* **MATERIAL PROVIDED**
--- START ---

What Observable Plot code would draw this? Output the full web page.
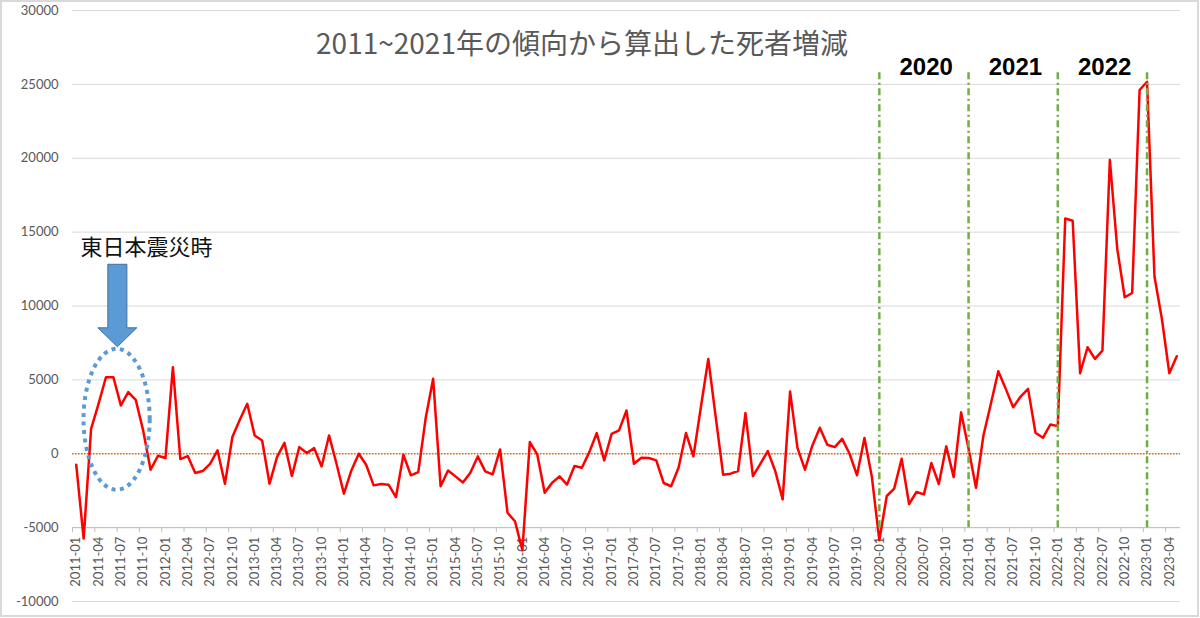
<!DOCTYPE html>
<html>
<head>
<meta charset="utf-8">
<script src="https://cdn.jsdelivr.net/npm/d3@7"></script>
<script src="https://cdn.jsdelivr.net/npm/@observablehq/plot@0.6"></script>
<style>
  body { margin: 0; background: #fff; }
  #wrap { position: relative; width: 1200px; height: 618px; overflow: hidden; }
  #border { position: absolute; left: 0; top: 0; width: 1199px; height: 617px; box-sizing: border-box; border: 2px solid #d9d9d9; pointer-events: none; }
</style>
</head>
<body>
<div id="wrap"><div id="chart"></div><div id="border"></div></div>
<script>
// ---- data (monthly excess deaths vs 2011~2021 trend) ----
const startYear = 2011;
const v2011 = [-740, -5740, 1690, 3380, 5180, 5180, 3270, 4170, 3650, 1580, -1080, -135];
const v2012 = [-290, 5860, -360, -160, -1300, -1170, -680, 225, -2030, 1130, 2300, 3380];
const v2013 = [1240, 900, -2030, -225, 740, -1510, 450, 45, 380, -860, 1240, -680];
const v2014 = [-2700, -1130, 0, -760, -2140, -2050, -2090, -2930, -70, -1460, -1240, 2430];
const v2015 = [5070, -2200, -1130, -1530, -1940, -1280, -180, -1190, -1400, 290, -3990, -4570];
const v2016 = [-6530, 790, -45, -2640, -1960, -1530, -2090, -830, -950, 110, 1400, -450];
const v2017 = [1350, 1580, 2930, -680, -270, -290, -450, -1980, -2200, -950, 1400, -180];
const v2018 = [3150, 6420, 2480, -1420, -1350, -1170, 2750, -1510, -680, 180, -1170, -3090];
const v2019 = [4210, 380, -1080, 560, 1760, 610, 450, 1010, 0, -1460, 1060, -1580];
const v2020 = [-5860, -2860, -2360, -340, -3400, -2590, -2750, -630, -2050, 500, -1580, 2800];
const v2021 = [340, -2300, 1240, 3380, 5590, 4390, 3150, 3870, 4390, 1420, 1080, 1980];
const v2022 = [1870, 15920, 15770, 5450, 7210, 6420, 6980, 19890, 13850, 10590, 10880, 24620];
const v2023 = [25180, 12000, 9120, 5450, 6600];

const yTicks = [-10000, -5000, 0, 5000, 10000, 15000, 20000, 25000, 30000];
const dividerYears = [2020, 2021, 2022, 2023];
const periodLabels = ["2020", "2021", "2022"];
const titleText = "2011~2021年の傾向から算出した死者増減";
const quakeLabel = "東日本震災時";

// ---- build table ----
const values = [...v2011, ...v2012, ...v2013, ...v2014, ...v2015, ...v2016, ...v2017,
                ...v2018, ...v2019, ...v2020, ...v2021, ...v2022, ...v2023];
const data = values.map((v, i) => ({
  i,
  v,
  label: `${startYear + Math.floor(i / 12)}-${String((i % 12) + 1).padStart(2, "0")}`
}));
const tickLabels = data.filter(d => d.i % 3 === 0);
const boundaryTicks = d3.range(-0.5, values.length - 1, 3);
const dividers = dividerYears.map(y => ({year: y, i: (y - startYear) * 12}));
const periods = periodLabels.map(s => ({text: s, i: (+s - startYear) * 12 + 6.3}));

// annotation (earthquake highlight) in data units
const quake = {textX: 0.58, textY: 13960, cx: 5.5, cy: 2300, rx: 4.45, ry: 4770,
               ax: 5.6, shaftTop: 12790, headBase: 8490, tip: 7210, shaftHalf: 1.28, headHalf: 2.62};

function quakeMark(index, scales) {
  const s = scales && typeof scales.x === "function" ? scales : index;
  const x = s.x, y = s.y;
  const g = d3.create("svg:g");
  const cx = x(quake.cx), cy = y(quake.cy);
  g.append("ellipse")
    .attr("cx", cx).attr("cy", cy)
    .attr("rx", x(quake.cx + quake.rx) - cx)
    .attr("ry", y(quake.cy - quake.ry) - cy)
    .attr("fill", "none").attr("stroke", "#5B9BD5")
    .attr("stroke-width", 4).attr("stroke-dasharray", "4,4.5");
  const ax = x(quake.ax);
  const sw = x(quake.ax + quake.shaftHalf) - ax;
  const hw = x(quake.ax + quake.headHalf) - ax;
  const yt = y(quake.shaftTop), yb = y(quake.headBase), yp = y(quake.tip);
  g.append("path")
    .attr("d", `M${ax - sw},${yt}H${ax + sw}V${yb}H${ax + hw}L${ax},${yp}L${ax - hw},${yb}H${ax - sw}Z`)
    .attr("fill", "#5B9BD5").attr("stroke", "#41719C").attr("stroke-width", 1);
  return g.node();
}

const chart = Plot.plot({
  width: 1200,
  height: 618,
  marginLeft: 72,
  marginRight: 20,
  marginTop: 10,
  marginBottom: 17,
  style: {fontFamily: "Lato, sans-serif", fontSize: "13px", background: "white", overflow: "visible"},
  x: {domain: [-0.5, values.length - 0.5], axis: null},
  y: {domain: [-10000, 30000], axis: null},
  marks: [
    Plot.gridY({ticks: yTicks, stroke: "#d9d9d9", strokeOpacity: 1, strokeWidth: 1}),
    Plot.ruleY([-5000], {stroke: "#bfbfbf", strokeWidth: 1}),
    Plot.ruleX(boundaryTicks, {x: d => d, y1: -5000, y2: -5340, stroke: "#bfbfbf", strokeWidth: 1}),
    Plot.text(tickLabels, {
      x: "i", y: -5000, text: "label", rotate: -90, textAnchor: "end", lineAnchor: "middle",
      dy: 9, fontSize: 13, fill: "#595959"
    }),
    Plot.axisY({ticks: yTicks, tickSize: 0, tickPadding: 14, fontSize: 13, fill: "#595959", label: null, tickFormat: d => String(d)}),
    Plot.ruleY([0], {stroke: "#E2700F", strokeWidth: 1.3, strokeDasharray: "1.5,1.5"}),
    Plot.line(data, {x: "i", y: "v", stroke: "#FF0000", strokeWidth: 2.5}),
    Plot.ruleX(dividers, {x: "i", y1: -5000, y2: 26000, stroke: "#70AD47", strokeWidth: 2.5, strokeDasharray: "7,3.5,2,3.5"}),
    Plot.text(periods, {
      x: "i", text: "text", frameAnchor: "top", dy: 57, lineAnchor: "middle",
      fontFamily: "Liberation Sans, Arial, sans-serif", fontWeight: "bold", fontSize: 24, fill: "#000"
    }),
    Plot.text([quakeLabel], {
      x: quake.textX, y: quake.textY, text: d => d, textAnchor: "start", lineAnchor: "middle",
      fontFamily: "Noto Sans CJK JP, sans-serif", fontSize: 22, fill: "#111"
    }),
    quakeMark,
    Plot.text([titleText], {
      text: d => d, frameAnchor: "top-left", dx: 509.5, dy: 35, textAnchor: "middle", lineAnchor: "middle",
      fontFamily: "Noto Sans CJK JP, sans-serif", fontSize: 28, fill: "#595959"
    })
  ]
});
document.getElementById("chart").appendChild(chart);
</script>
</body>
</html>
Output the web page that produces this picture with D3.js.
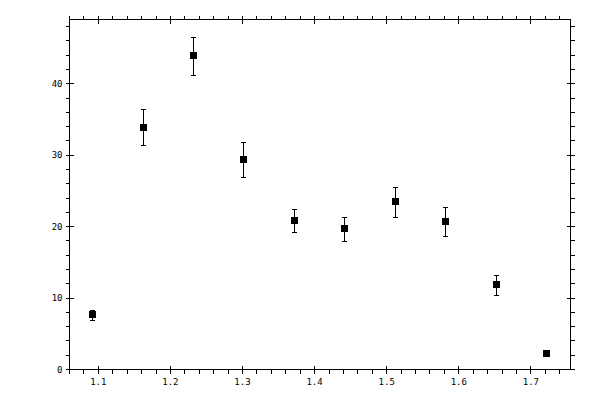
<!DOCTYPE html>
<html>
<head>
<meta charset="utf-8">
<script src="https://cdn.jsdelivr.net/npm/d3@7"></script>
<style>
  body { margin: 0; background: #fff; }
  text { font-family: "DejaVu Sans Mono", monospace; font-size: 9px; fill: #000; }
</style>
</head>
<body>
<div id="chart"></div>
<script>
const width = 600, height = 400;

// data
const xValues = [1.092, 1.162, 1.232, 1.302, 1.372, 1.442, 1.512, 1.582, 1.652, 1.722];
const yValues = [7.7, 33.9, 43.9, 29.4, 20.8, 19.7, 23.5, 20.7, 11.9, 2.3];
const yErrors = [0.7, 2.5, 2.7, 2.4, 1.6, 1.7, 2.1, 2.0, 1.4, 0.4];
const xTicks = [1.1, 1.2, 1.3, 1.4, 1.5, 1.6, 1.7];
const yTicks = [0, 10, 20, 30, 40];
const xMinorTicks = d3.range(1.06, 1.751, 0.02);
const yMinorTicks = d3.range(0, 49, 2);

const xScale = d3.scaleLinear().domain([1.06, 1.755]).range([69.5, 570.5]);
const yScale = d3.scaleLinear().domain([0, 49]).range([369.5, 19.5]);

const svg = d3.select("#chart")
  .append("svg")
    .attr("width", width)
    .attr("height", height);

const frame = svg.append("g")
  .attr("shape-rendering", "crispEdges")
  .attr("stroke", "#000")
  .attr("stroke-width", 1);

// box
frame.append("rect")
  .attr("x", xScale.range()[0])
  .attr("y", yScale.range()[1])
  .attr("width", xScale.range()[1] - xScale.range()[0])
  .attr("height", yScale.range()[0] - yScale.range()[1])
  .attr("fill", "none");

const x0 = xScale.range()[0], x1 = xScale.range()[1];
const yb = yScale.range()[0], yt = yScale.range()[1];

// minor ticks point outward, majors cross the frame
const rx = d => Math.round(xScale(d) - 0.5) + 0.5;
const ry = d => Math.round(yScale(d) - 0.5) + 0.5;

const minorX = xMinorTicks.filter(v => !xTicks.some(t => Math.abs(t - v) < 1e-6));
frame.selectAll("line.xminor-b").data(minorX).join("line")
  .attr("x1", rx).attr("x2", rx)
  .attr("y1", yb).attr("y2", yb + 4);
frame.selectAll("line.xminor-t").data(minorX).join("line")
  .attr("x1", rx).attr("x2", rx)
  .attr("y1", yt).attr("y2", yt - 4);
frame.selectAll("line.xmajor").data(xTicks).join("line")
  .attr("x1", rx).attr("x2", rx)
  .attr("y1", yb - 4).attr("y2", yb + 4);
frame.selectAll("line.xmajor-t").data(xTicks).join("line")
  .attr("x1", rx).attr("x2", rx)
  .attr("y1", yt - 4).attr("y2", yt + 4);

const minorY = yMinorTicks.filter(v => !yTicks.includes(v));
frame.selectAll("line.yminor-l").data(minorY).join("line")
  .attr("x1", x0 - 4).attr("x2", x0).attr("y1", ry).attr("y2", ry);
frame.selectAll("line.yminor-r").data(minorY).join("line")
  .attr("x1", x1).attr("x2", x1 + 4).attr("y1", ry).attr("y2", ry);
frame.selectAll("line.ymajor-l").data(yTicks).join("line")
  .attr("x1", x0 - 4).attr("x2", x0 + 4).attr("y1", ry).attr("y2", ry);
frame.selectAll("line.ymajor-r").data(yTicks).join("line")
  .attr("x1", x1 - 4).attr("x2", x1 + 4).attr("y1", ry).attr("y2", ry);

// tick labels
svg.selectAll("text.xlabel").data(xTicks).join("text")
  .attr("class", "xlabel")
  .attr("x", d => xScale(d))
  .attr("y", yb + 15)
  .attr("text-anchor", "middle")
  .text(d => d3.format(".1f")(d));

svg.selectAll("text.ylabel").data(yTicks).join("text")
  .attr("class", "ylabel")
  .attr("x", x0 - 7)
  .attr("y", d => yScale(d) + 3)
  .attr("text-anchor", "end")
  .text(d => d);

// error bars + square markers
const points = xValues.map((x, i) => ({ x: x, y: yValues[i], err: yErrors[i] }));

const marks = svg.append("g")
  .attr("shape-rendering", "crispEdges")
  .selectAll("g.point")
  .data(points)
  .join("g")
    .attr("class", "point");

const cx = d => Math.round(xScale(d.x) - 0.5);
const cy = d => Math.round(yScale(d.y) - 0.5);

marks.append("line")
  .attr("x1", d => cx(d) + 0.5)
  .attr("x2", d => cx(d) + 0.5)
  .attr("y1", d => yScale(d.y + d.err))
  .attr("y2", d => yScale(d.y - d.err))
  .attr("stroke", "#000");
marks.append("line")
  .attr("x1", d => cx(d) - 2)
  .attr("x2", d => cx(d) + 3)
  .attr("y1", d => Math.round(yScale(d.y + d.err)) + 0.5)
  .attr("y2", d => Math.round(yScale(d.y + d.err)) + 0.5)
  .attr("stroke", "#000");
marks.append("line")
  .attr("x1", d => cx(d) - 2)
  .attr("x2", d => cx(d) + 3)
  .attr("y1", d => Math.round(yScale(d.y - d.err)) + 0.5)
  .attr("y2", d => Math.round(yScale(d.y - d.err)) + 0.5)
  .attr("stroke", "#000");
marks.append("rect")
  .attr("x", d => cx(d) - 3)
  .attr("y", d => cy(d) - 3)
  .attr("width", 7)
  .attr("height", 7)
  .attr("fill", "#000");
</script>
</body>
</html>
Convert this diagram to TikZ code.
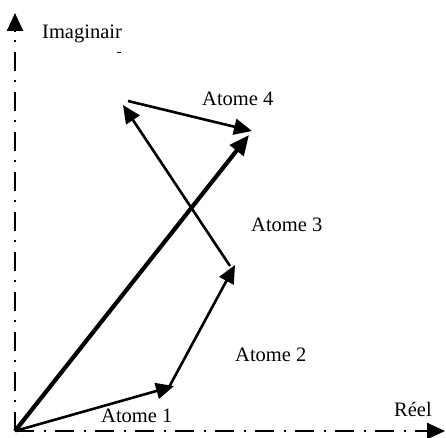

--- END ---

* **WORK TO COMPLETE**
Only the lines from the one holding "Output the web" to the one holding "const yb = yScale.range()[0], yt" should be returned, both included and exactly as written, with no pictures.

* **SOLUTION BELOW**
Output the web page that produces this picture with D3.js.
<!DOCTYPE html>
<html>
<head>
<meta charset="utf-8">
<script src="https://cdn.jsdelivr.net/npm/d3@7"></script>
<style>
  body { margin: 0; background: #fff; }
  text { font-family: "DejaVu Sans Mono", monospace; font-size: 9px; fill: #000; }
</style>
</head>
<body>
<div id="chart"></div>
<script>
const width = 600, height = 400;

// data
const xValues = [1.092, 1.162, 1.232, 1.302, 1.372, 1.442, 1.512, 1.582, 1.652, 1.722];
const yValues = [7.7, 33.9, 43.9, 29.4, 20.8, 19.7, 23.5, 20.7, 11.9, 2.3];
const yErrors = [0.7, 2.5, 2.7, 2.4, 1.6, 1.7, 2.1, 2.0, 1.4, 0.4];
const xTicks = [1.1, 1.2, 1.3, 1.4, 1.5, 1.6, 1.7];
const yTicks = [0, 10, 20, 30, 40];
const xMinorTicks = d3.range(1.06, 1.751, 0.02);
const yMinorTicks = d3.range(0, 49, 2);

const xScale = d3.scaleLinear().domain([1.06, 1.755]).range([69.5, 570.5]);
const yScale = d3.scaleLinear().domain([0, 49]).range([369.5, 19.5]);

const svg = d3.select("#chart")
  .append("svg")
    .attr("width", width)
    .attr("height", height);

const frame = svg.append("g")
  .attr("shape-rendering", "crispEdges")
  .attr("stroke", "#000")
  .attr("stroke-width", 1);

// box
frame.append("rect")
  .attr("x", xScale.range()[0])
  .attr("y", yScale.range()[1])
  .attr("width", xScale.range()[1] - xScale.range()[0])
  .attr("height", yScale.range()[0] - yScale.range()[1])
  .attr("fill", "none");

const x0 = xScale.range()[0], x1 = xScale.range()[1];
const yb = yScale.range()[0], yt = yScale.range()[1];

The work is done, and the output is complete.